The President, himself once a member of Congress, understands. He knows that the opposition is there to oppose--and at time to obstruct. The opposition naturally does not want the President to be a roaring success--why, he might just get reelected!

What piques the President, however, is that some senators of his own party have failed to come to his defense. They just sit there, apparently enjoying the show. And others, also of his party, have actually been taking potshots at him.

The President calls the congressional leaders to a breakfast conference in the Palace. The debates on this and that measures, he says, have dragged on long enough. It is time these measures were passed. The leaders bluntly tell him what the price for early passage is. There is some haggling, but finally the President yields. He dips his hand into the patronage bag, and pays the price. Politics, after all, is the art of the possible.

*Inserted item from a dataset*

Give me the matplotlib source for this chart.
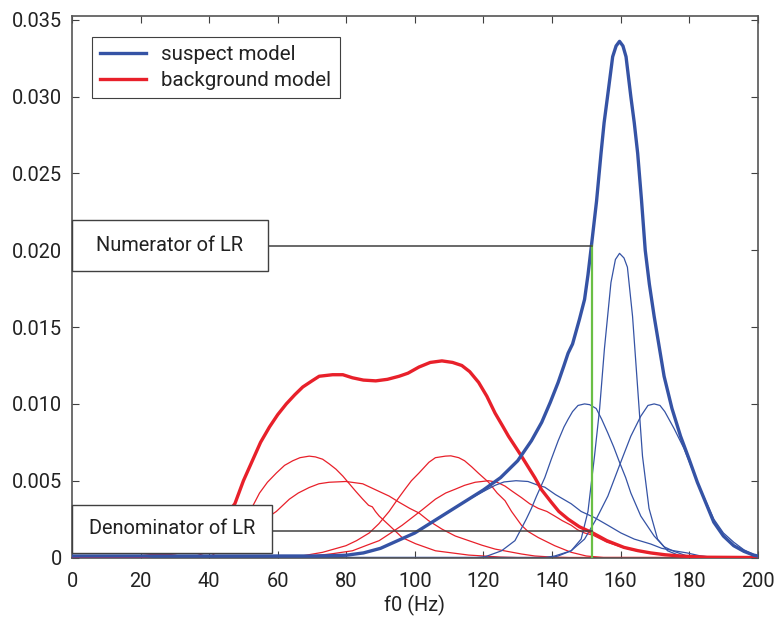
import matplotlib
matplotlib.use('Agg')
import matplotlib.pyplot as plt
from matplotlib.patches import Rectangle

# values (f0 in Hz, density)
suspect_f = [0, 20, 40, 60, 70, 75, 80, 85, 90, 95, 100, 105, 110, 115, 120, 125, 130, 134, 137,
             139.5, 141.8, 143.5, 144.7, 146, 147, 148, 149.5, 150.5, 151.4, 153, 154.3, 155.2, 156.2,
             157.7, 158.7, 159.7, 160.7, 161.6, 163, 164, 165, 166.1, 167.2, 168.4, 169.8, 172.7, 175,
             177.5, 180, 182.4, 187.2, 190, 193, 196, 198.8, 200]
suspect_v = [0.0001, 0.0001, 0.0001, 0.0001, 0.0001, 0.00012, 0.00015, 0.0003, 0.0006, 0.0011, 0.0016,
             0.0023, 0.0030, 0.0037, 0.0044, 0.0052, 0.0063, 0.0076, 0.0088, 0.0101, 0.0114, 0.0125,
             0.0133, 0.0139, 0.0147, 0.0155, 0.0168, 0.0184, 0.0201, 0.0232, 0.0263, 0.0283, 0.0300,
             0.0326, 0.0333, 0.0336, 0.0333, 0.0326, 0.0300, 0.0283, 0.0263, 0.0233, 0.0200, 0.0178,
             0.0157, 0.0118, 0.0097, 0.0079, 0.0064, 0.0049, 0.0023, 0.0014, 0.00077, 0.0004, 0.00016,
             0.0001]

background_f = [0, 15, 20, 25, 30, 35, 40, 43, 45, 47.5, 50, 52.8, 55, 57.6, 60, 62.5, 65, 67.3, 70,
                72.1, 76, 79, 81.8, 85, 88.6, 92, 95.4, 98, 101.2, 104.5, 107.9, 111, 113.7, 116, 118.6,
                121, 123.4, 125.5, 127.3, 131.1, 135, 137, 139.8, 142, 144.7, 148, 151.9, 156, 161, 165,
                168.8, 173, 177.5, 185, 200]
background_v = [0, 0, 0.00005, 0.00018, 0.0003, 0.0006, 0.0013, 0.0021, 0.0028, 0.0035, 0.0050, 0.0064,
                0.0075, 0.0085, 0.0093, 0.0100, 0.0106, 0.0111, 0.0115, 0.0118, 0.0119, 0.0119, 0.0117,
                0.01155, 0.0115, 0.0116, 0.0118, 0.0120, 0.0124, 0.0127, 0.0128, 0.0127, 0.0125, 0.0121,
                0.0114, 0.0105, 0.0094, 0.0086, 0.0079, 0.0066, 0.0052, 0.0044, 0.0036, 0.0030, 0.0025,
                0.0020, 0.0016, 0.0011, 0.00066, 0.00045, 0.0003, 0.00018, 0.0001, 0.00002, 0]

# suspect model components
s1_f = [0, 40, 60, 75, 80, 85, 90, 95, 100, 105, 110, 115, 120, 123.4, 126, 129.5, 133, 136, 137.9,
        141, 145.6, 148.5, 152.4, 156.3, 160.1, 164, 168.8, 172, 175.6, 179.4, 183, 186, 200]
s1_v = [0.0001, 0.0001, 0.0001, 0.00012, 0.00015, 0.0003, 0.0006, 0.0011, 0.0016, 0.0023, 0.0030, 0.0037,
        0.0043, 0.0047, 0.00492, 0.0050, 0.00495, 0.0047, 0.00458, 0.0041, 0.0035, 0.0030, 0.0026, 0.0021,
        0.0016, 0.0012, 0.00088, 0.0006, 0.00044, 0.0003, 0.00012, 0.00004, 0]
s2_f = [0, 118, 120.5, 125.3, 129.2, 131.1, 132.5, 134, 135.5, 137.9, 139.8, 141.8, 143.5, 144.7, 146,
        147.6, 149.5, 151, 152.9, 154.5, 156.3, 158, 159.7, 161.5, 163, 165.9, 169.8, 172.7, 175.6, 179.4,
        183, 200]
s2_v = [0, 0, 0.00005, 0.00044, 0.0011, 0.0019, 0.0025, 0.0032, 0.0040, 0.0052, 0.0064, 0.0076, 0.0085,
        0.0090, 0.0095, 0.0099, 0.0100, 0.00995, 0.0097, 0.0090, 0.0081, 0.0072, 0.0062, 0.0052, 0.0042,
        0.0027, 0.0014, 0.0007, 0.0004, 0.0001, 0, 0]
s3_f = [0, 140, 141.8, 145.6, 148.5, 150.5, 152.4, 153.9, 155.3, 157.2, 158.5, 159.7, 161, 162, 163.5,
        165, 166.4, 168.3, 170.8, 173.7, 177.5, 180, 200]
s3_v = [0, 0, 0.0001, 0.00044, 0.0012, 0.0030, 0.0066, 0.0097, 0.0136, 0.0179, 0.0194, 0.0198, 0.0195,
        0.0189, 0.0157, 0.0110, 0.0066, 0.0032, 0.0012, 0.00044, 0.0001, 0, 0]
s4_f = [0, 138, 140.8, 145.6, 149.5, 152.9, 156.3, 159.7, 163, 165.9, 168, 169.8, 171.5, 172.9, 175.6,
        178.5, 182.4, 187.2, 190, 193, 196, 198.8, 200]
s4_v = [0, 0, 0.0001, 0.00044, 0.0012, 0.0025, 0.0040, 0.0060, 0.0079, 0.0092, 0.0099, 0.0100, 0.0099,
        0.0095, 0.0084, 0.0071, 0.0049, 0.0025, 0.0016, 0.0010, 0.0005, 0.0002, 0.0001]

# background model components
b1_f = [0, 40, 45, 50, 53.3, 54.7, 57, 59.6, 62, 64.4, 66.5, 69.2, 71, 73.1, 75, 77, 79, 80.9, 82.8,
        84.8, 86.5, 87.6, 88.5, 89.6, 92.5, 96.3, 100.2, 106, 115.7, 125, 130, 200]
b1_v = [0, 0, 0.0008, 0.0022, 0.0036, 0.0042, 0.0049, 0.0055, 0.0060, 0.0063, 0.0065, 0.0066, 0.00655,
        0.0064, 0.0061, 0.00575, 0.0053, 0.0048, 0.0043, 0.0038, 0.0034, 0.0033, 0.0030, 0.0027, 0.0021,
        0.0013, 0.0009, 0.00044, 0.00016, 0.00003, 0, 0]
b2_f = [0, 35, 45, 50, 55, 59.6, 63.4, 66, 69.2, 72, 75, 79.9, 84.8, 89.6, 92.5, 95.4, 98.5, 101.2, 104,
        107.9, 111.8, 115.7, 119.6, 123.4, 127, 131.1, 135, 140, 145, 200]
b2_v = [0, 0, 0.0008, 0.0015, 0.0023, 0.0030, 0.0038, 0.0042, 0.00456, 0.0048, 0.0049, 0.00495, 0.0048,
        0.0043, 0.0040, 0.0036, 0.0032, 0.0029, 0.0024, 0.00185, 0.0014, 0.0011, 0.0008, 0.00055, 0.0004,
        0.00023, 0.0001, 0.00003, 0, 0]
b3_f = [0, 60, 67, 73.1, 79.9, 83, 86.7, 89.5, 92.5, 95, 97.3, 99, 101.2, 104.1, 106, 108.9, 110.5, 112.8,
        114.5, 116.6, 118.5, 121.5, 124, 126.3, 128.2, 131.1, 133, 136, 140.8, 145.6, 150, 155, 200]
b3_v = [0, 0, 0.0001, 0.00034, 0.00077, 0.0011, 0.0016, 0.0022, 0.0030, 0.0038, 0.0045, 0.0050, 0.0055,
        0.0062, 0.0065, 0.0066, 0.00662, 0.0065, 0.0063, 0.0059, 0.0055, 0.0049, 0.0042, 0.0037, 0.0030,
        0.0021, 0.0017, 0.0013, 0.00077, 0.00034, 0.0001, 0, 0]
b4_f = [0, 65, 70.2, 76, 81.8, 86, 89.6, 93, 96.3, 99.2, 102.1, 106, 109, 111.8, 114.5, 117.6, 121.5, 124,
        126.3, 128.5, 131.1, 133.5, 136, 138.5, 140.8, 143, 145.6, 147.5, 149.5, 152, 156, 161, 165, 168.8,
        173, 177.5, 183, 188, 200]
b4_v = [0, 0, 0.0001, 0.00025, 0.00044, 0.0008, 0.0011, 0.0016, 0.0021, 0.0026, 0.0031, 0.0038, 0.0042,
        0.00445, 0.0047, 0.0049, 0.0050, 0.0049, 0.00465, 0.0043, 0.0039, 0.0035, 0.0032, 0.0030, 0.0027,
        0.0024, 0.0021, 0.0018, 0.0016, 0.00145, 0.0010, 0.00063, 0.00042, 0.00028, 0.00016, 0.00008,
        0.00002, 0, 0]

# the evidence value and the two heights of the LR
lr_f0 = 151.6
numerator = 0.0203
denominator = 0.0017

x_ticks = [0, 20, 40, 60, 80, 100, 120, 140, 160, 180, 200]
y_ticks = [0, 0.005, 0.010, 0.015, 0.020, 0.025, 0.030, 0.035]
y_labels = ['0', '0.005', '0.010', '0.015', '0.020', '0.025', '0.030', '0.035']

BLUE = '#3553a5'
RED = '#e8202a'
GREEN = '#6abf45'
DARK = '#404040'

plt.rcParams['font.family'] = ['Roboto', 'DejaVu Sans']
plt.rcParams['font.size'] = 14.4

fig = plt.figure(figsize=(7.76, 6.18), dpi=100)
ax = fig.add_axes([0.0928, 0.0971, 0.8836, 0.8770])

for f, v in [(b1_f, b1_v), (b2_f, b2_v), (b3_f, b3_v), (b4_f, b4_v)]:
    ax.plot(f, v, color=RED, lw=0.9, zorder=2)
for f, v in [(s1_f, s1_v), (s2_f, s2_v), (s3_f, s3_v), (s4_f, s4_v)]:
    ax.plot(f, v, color=BLUE, lw=0.9, zorder=2.2)

bg_line, = ax.plot(background_f, background_v, color=RED, lw=2.4, zorder=3, label='background model')
sus_line, = ax.plot(suspect_f, suspect_v, color=BLUE, lw=2.4, zorder=3.5, label='suspect model')

# LR construction lines
ax.plot([lr_f0, lr_f0], [0, numerator], color=GREEN, lw=1.6, zorder=4)
ax.plot([0, lr_f0], [numerator, numerator], color=DARK, lw=1.1, zorder=4)
ax.plot([0, lr_f0], [denominator, denominator], color=DARK, lw=1.1, zorder=4)

ax.add_patch(Rectangle((0, 0.5295), 0.2858, 0.0941, transform=ax.transAxes, fc='white',
                       ec=DARK, lw=1.0, zorder=5, clip_on=False))
ax.text(0.1429, 0.5765, 'Numerator of LR', transform=ax.transAxes, ha='center', va='center',
        color='#222222', zorder=6)
ax.add_patch(Rectangle((0, 0.0098), 0.2917, 0.088, transform=ax.transAxes, fc='white',
                       ec=DARK, lw=1.0, zorder=5, clip_on=False))
ax.text(0.1458, 0.0538, 'Denominator of LR', transform=ax.transAxes, ha='center', va='center',
        color='#222222', zorder=6)

leg = ax.legend([sus_line, bg_line], ['suspect model', 'background model'], loc='upper left',
                bbox_to_anchor=(0.0292, 0.9613), borderaxespad=0, fancybox=False, framealpha=1,
                edgecolor=DARK, fontsize=14.8, handlelength=2.2, handletextpad=0.75, borderpad=0.41,
                labelspacing=0.32)
leg.get_frame().set_linewidth(0.8)
leg.set_zorder(7)
for t in leg.get_texts():
    t.set_color('#222222')

ax.set_xlim(0, 200)
ax.set_ylim(-0.00003, 0.03525)
ax.set_xticks(x_ticks)
ax.set_yticks(y_ticks)
ax.set_yticklabels(y_labels)
ax.tick_params(direction='in', length=5, width=0.8, color=DARK, labelcolor='#222222',
               top=True, right=True, pad=7)
ax.tick_params(axis='x', pad=10)
for s in ax.spines.values():
    s.set_color('#555555')
    s.set_linewidth(1.2)
ax.set_xlabel('f0 (Hz)', color='#222222', labelpad=3)

fig.savefig('out.png', dpi=100)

Congress eventually passes a few of the controversial measures. But in their final form, the bills are watered-down versions of the original proposals. In the President's view, these are not what one calls "happy compromises." Depending on how severely a bill has been mangled, the President has two choices: he either signs it, or vetoes it.

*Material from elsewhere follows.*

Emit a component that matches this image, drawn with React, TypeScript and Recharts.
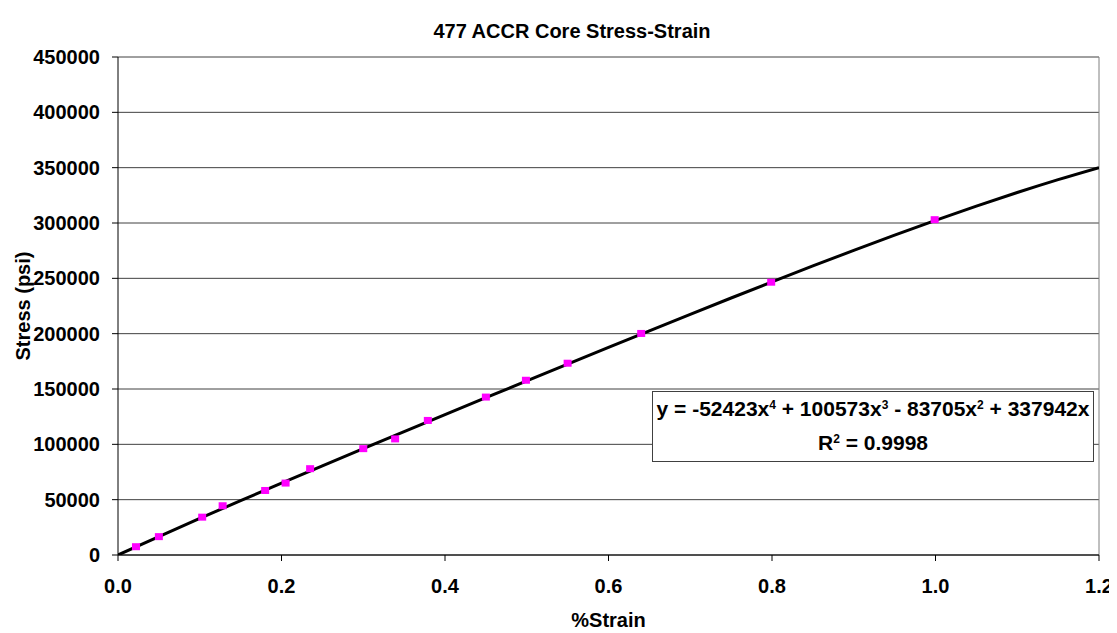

THE WHOLE political process may be viewed within the context of individual and group pressures which move upward--from the barrios, to municipalities, to congressional districts, to provinces, to the government departments, to Congress, and right up to the presidential palace. As the pressures travel upward, they balloon and burst upon the center of power with the force of a whirlwind.

Since many of these pressures cannot be satisfied at lower or intermediate levels--a characteristic flaw of our highly centralized system--it is the President who carries the major burden. And so we have the sorry spectacle of a President attending to a thousand and one details which ought to have been decided at lower levels. He is continually harassed and harangued, and is thus robbed of the time he could otherwise spend on his grand design. He also disappoints many people. He makes many enemies--among these former friends.

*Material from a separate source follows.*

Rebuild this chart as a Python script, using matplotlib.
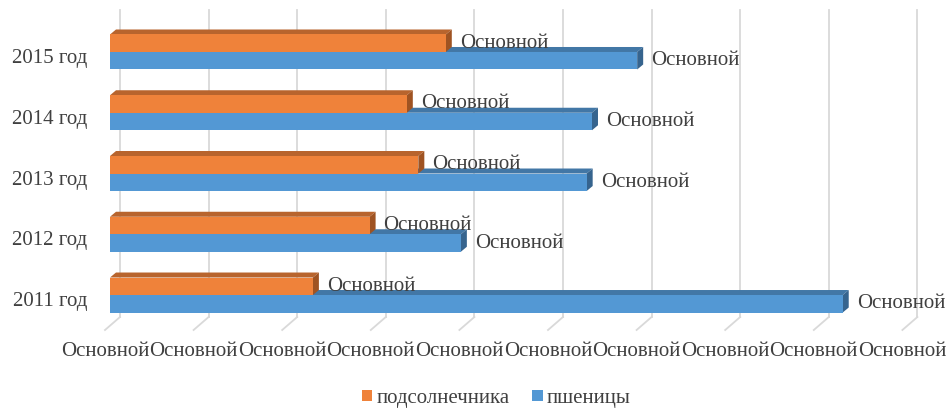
#!/usr/bin/env python3

"""Horizontal 3D-style bar chart: подсолнечника vs пшеницы by year."""

import matplotlib
matplotlib.use('Agg')
import matplotlib.pyplot as plt
from matplotlib.patches import Polygon, Patch
from matplotlib.transforms import IdentityTransform

YEARS = ['2011 год', '2012 год', '2013 год', '2014 год', '2015 год']
SUNFLOWER = [2.29, 2.93, 3.48, 3.35, 3.79]
WHEAT = [8.27, 3.96, 5.38, 5.44, 5.95]
X_TICKS = list(range(10))
VALUE_LABEL = 'Основной'
SERIES = ['подсолнечника', 'пшеницы']

TEXT_COLOR = '#404040'
FONT = ['Liberation Serif', 'DejaVu Serif']
FSIZE = 15

# front / top / side colours per series
ORANGE = ('#ef823a', '#b8642d', '#9f5322')
BLUE = ('#5398d4', '#4277a6', '#36648e')

# pixel offsets for the fake depth
FRONT = (5, 4)
BACK = (11, 9)
WALL = (15, 13)


def bar3d(ax, x0, x1, y0, y1, colors):
    """draw a box from data coords with a small depth in pixels"""
    t = ax.transData.transform
    ax0, ay0 = t((x0, y0))
    ax1, ay1 = t((x1, y1))
    fx, fy = FRONT
    bx, by = BACK
    top = [(ax0 + fx, ay1 + fy), (ax1 + fx, ay1 + fy), (ax1 + bx, ay1 + by), (ax0 + bx, ay1 + by)]
    side = [(ax1 + fx, ay0 + fy), (ax1 + bx, ay0 + by), (ax1 + bx, ay1 + by), (ax1 + fx, ay1 + fy)]
    front = [(ax0 + fx, ay0 + fy), (ax1 + fx, ay0 + fy), (ax1 + fx, ay1 + fy), (ax0 + fx, ay1 + fy)]
    for pts, c in ((top, colors[1]), (side, colors[2]), (front, colors[0])):
        ax.add_patch(Polygon(pts, closed=True, facecolor=c, edgecolor='none',
                             transform=IdentityTransform(), clip_on=False, zorder=3))


def main():
    plt.rcParams['font.family'] = FONT
    fig = plt.figure(figsize=(9.49, 4.09), dpi=100)
    ax = fig.add_axes([105 / 949, (409 - 330) / 409, 797.4 / 949, 307 / 409])
    ax.set_xlim(0, 9)
    ax.set_ylim(-0.51, 4.543)
    for s in ax.spines.values():
        s.set_visible(False)

    # gridlines on the back wall plus the floor diagonal
    t = ax.transData.transform
    y_lo, y_hi = ax.get_ylim()
    for xv in X_TICKS:
        bx0, by0 = t((xv, y_lo))
        bx1, by1 = t((xv, y_hi))
        ax.plot([bx0 + WALL[0], bx1 + WALL[0]], [by0 + WALL[1], by1 + WALL[1]],
                color='#d9d9d9', lw=1.3, transform=IdentityTransform(), clip_on=False, zorder=1)
        ax.plot([bx0 + WALL[0], bx0], [by0 + WALL[1], by0],
                color='#d9d9d9', lw=1.3, transform=IdentityTransform(), clip_on=False, zorder=1)

    h = 17.5 / 60.75
    for i in range(len(YEARS)):
        bar3d(ax, 0, WHEAT[i], i - h, i, BLUE)
        bar3d(ax, 0, SUNFLOWER[i], i, i + h, ORANGE)
        for v, yc in ((SUNFLOWER[i], i + h / 2), (WHEAT[i], i - h / 2)):
            ax.annotate(VALUE_LABEL, xy=(v, yc), xytext=(19, 4), textcoords='offset pixels',
                        ha='left', va='center', fontsize=FSIZE, color=TEXT_COLOR, zorder=5)

    ax.set_xticks(X_TICKS)
    ax.set_xticklabels([VALUE_LABEL] * len(X_TICKS), fontsize=FSIZE, color=TEXT_COLOR)
    ax.set_yticks(range(len(YEARS)))
    ax.set_yticklabels(YEARS, fontsize=FSIZE, color=TEXT_COLOR)
    ax.tick_params(axis='x', length=0, pad=9)
    ax.tick_params(axis='y', length=0, pad=13)

    handles = [Patch(facecolor=ORANGE[0]), Patch(facecolor=BLUE[0])]
    fig.legend(handles, SERIES, loc='center', bbox_to_anchor=(0.523, 0.026), ncol=2,
               frameon=False, fontsize=FSIZE, labelcolor=TEXT_COLOR,
               handlelength=0.5, handleheight=0.5, handletextpad=0.2, columnspacing=1.1,
               borderpad=0.1)

    fig.savefig('out.png', dpi=100)


if __name__ == "__main__":
    main()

Part of the pressure from below is absorbed by Congress. This gives rise to many legislative acts which may not only not have any relation whatsoever to the grand design, but in many cases may actually thwart or derail it. But this circumstance is but a reflection of the pluralistic nature of our society, with its conflicting pressures and claims. It is the working out of the democratic political process--in our country. It is also the bane of the President. For all such bills eventually land in his lap--and again he finds himself buffeted by the winds of political pressure.

Given these many serious problems, and the realities surrounding the President, one gets an idea of the nature and strength of the forces at work which give rise to political Messiahs and which have thwarted or derailed the grand designs of the past.

And one who is not too partisan finds it perhaps easier to sympathize with the man who, after four bruising years in the storms's fickle eye, finally leaves the glittering presidential palace, shattered and forlorn.

We have before our eyes
Here in this life also a Sisyphus
In him who seeketh of the populace
The rods, the axes fell, and evermore
Retires a beaten and a gloomy man.
-Lucretius

*****
[This article was published in the Philippines Free Press issue of October 26, 1968.]